- [What this task involves]:
Quote, verbatim, all material below, without pictures.

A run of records
....
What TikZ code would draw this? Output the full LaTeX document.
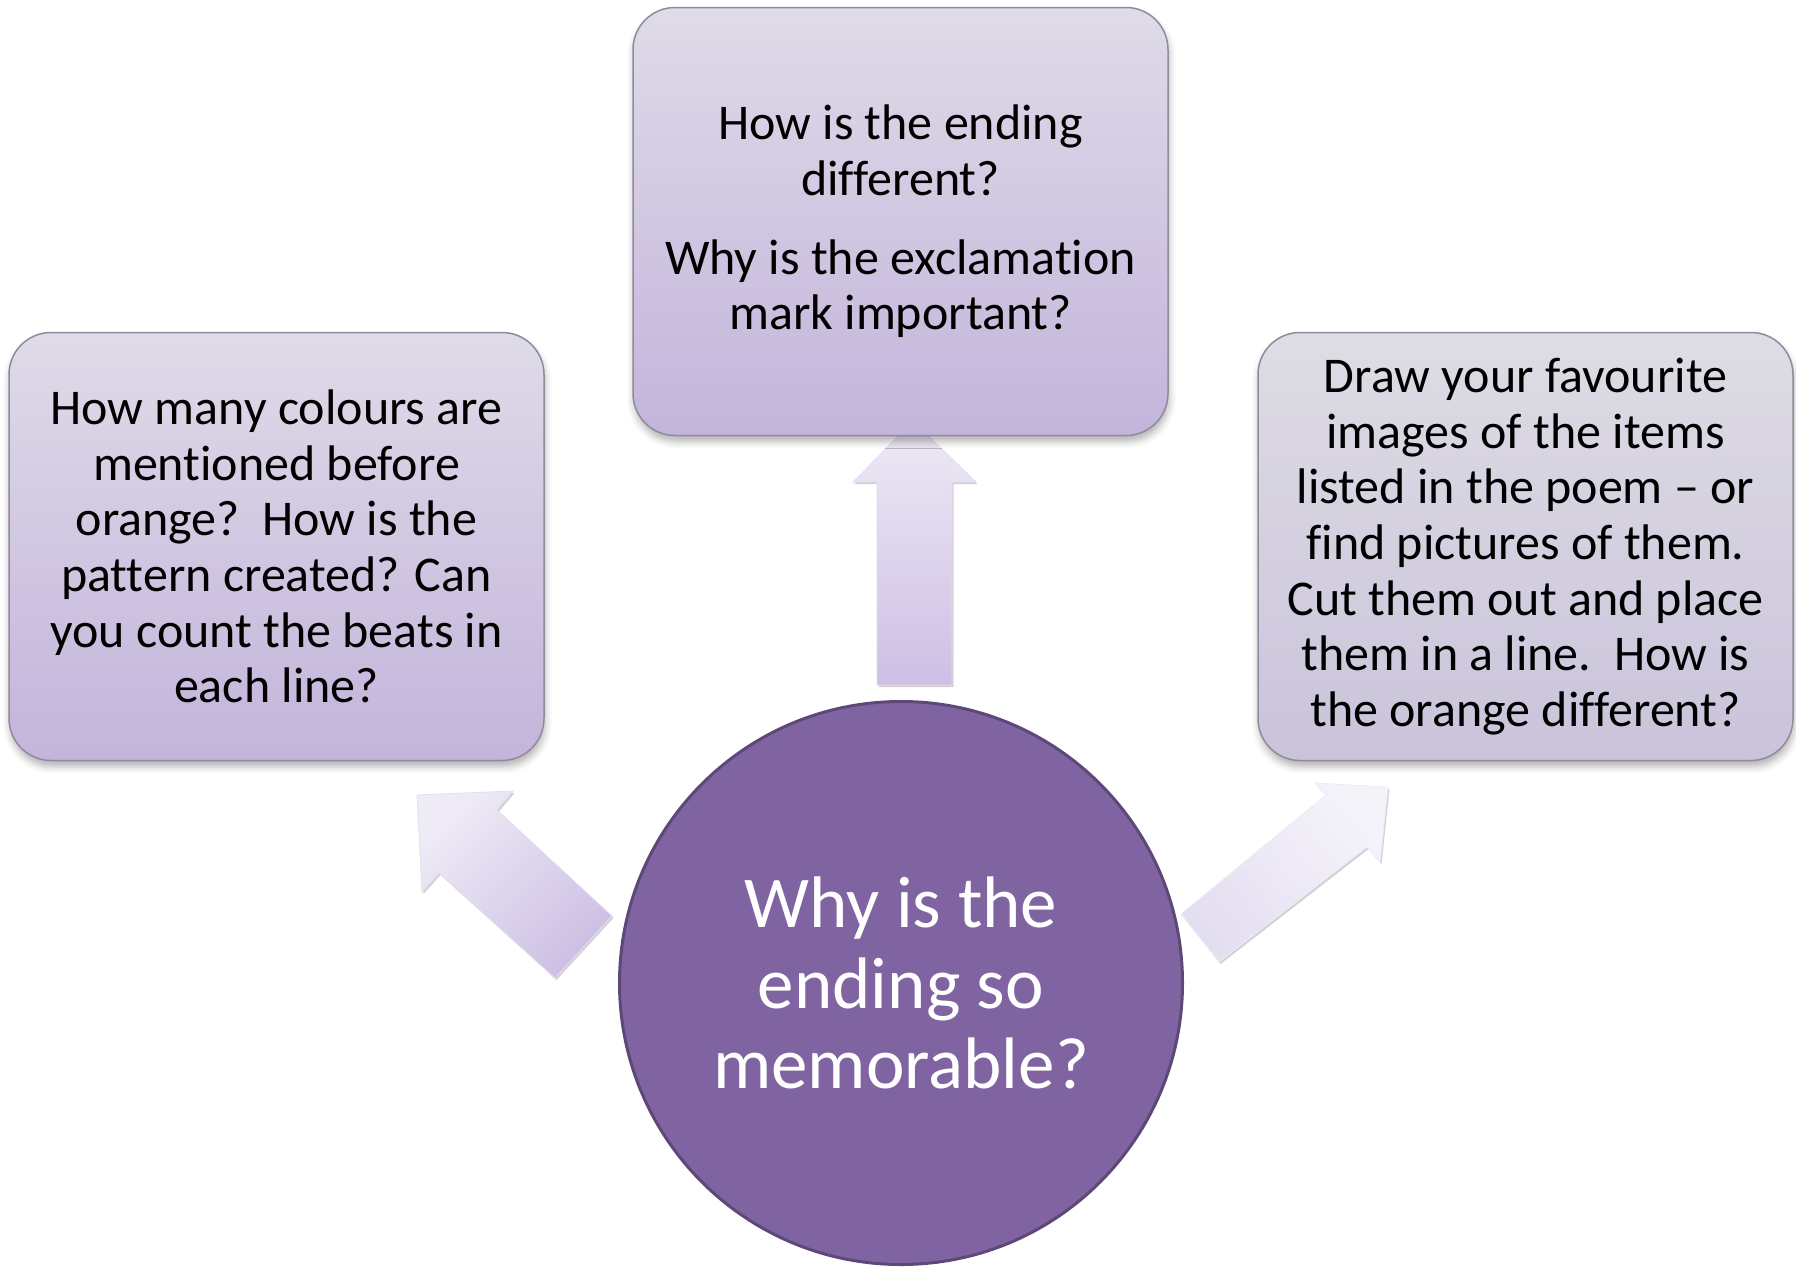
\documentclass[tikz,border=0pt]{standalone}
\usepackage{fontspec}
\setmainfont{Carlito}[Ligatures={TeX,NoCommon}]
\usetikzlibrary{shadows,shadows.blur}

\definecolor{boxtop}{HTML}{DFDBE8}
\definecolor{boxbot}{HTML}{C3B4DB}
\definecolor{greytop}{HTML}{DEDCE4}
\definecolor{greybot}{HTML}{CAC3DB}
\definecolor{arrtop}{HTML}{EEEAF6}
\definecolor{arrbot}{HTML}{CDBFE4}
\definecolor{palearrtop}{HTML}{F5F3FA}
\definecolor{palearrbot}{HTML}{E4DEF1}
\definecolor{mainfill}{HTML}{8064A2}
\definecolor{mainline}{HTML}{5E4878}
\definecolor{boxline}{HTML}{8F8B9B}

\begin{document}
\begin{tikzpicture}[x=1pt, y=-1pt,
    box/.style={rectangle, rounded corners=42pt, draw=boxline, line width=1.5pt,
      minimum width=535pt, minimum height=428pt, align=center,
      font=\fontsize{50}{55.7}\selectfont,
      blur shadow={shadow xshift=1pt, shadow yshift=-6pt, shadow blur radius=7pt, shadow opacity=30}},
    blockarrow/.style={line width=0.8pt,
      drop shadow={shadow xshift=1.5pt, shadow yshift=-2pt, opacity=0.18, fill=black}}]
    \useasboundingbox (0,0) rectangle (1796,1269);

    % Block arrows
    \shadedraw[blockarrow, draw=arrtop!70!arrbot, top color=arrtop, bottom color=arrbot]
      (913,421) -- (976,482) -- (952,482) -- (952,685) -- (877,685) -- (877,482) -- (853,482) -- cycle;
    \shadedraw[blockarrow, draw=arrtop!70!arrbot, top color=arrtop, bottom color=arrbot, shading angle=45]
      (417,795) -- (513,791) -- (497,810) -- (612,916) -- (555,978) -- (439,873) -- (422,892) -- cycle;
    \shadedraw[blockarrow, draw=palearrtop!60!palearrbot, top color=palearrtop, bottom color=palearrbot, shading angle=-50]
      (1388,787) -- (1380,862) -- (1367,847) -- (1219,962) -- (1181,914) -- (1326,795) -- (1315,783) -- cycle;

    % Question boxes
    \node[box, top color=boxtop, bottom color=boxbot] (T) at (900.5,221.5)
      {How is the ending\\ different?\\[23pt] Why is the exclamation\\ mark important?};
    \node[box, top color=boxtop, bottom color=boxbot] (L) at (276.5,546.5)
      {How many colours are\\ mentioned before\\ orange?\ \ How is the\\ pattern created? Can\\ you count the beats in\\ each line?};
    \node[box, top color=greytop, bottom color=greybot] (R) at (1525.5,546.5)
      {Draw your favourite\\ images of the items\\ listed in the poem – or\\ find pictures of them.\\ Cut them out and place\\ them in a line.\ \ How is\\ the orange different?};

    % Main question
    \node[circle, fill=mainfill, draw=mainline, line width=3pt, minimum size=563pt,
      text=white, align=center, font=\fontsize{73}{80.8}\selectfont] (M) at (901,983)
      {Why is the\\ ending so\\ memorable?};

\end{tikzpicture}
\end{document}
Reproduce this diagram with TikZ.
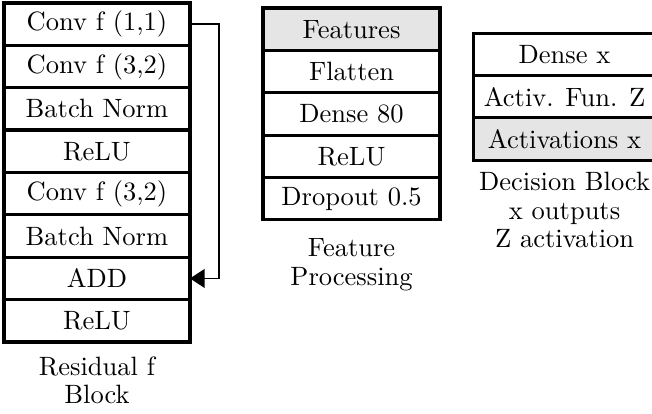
....
- [Written answer]:
What TikZ code would draw this? Output the full LaTeX document.
\documentclass[tikz,border=0pt]{standalone}
\usepackage{fontspec}
\setmainfont{Carlito}[Ligatures={TeX,NoCommon}]
\usetikzlibrary{shadows,shadows.blur}

\definecolor{boxtop}{HTML}{DFDBE8}
\definecolor{boxbot}{HTML}{C3B4DB}
\definecolor{greytop}{HTML}{DEDCE4}
\definecolor{greybot}{HTML}{CAC3DB}
\definecolor{arrtop}{HTML}{EEEAF6}
\definecolor{arrbot}{HTML}{CDBFE4}
\definecolor{palearrtop}{HTML}{F5F3FA}
\definecolor{palearrbot}{HTML}{E4DEF1}
\definecolor{mainfill}{HTML}{8064A2}
\definecolor{mainline}{HTML}{5E4878}
\definecolor{boxline}{HTML}{8F8B9B}

\begin{document}
\begin{tikzpicture}[x=1pt, y=-1pt,
    box/.style={rectangle, rounded corners=42pt, draw=boxline, line width=1.5pt,
      minimum width=535pt, minimum height=428pt, align=center,
      font=\fontsize{50}{55.7}\selectfont,
      blur shadow={shadow xshift=1pt, shadow yshift=-6pt, shadow blur radius=7pt, shadow opacity=30}},
    blockarrow/.style={line width=0.8pt,
      drop shadow={shadow xshift=1.5pt, shadow yshift=-2pt, opacity=0.18, fill=black}}]
    \useasboundingbox (0,0) rectangle (1796,1269);

    % Block arrows
    \shadedraw[blockarrow, draw=arrtop!70!arrbot, top color=arrtop, bottom color=arrbot]
      (913,421) -- (976,482) -- (952,482) -- (952,685) -- (877,685) -- (877,482) -- (853,482) -- cycle;
    \shadedraw[blockarrow, draw=arrtop!70!arrbot, top color=arrtop, bottom color=arrbot, shading angle=45]
      (417,795) -- (513,791) -- (497,810) -- (612,916) -- (555,978) -- (439,873) -- (422,892) -- cycle;
    \shadedraw[blockarrow, draw=palearrtop!60!palearrbot, top color=palearrtop, bottom color=palearrbot, shading angle=-50]
      (1388,787) -- (1380,862) -- (1367,847) -- (1219,962) -- (1181,914) -- (1326,795) -- (1315,783) -- cycle;

    % Question boxes
    \node[box, top color=boxtop, bottom color=boxbot] (T) at (900.5,221.5)
      {How is the ending\\ different?\\[23pt] Why is the exclamation\\ mark important?};
    \node[box, top color=boxtop, bottom color=boxbot] (L) at (276.5,546.5)
      {How many colours are\\ mentioned before\\ orange?\ \ How is the\\ pattern created? Can\\ you count the beats in\\ each line?};
    \node[box, top color=greytop, bottom color=greybot] (R) at (1525.5,546.5)
      {Draw your favourite\\ images of the items\\ listed in the poem – or\\ find pictures of them.\\ Cut them out and place\\ them in a line.\ \ How is\\ the orange different?};

    % Main question
    \node[circle, fill=mainfill, draw=mainline, line width=3pt, minimum size=563pt,
      text=white, align=center, font=\fontsize{73}{80.8}\selectfont] (M) at (901,983)
      {Why is the\\ ending so\\ memorable?};

\end{tikzpicture}
\end{document}
Reproduce this diagram with TikZ.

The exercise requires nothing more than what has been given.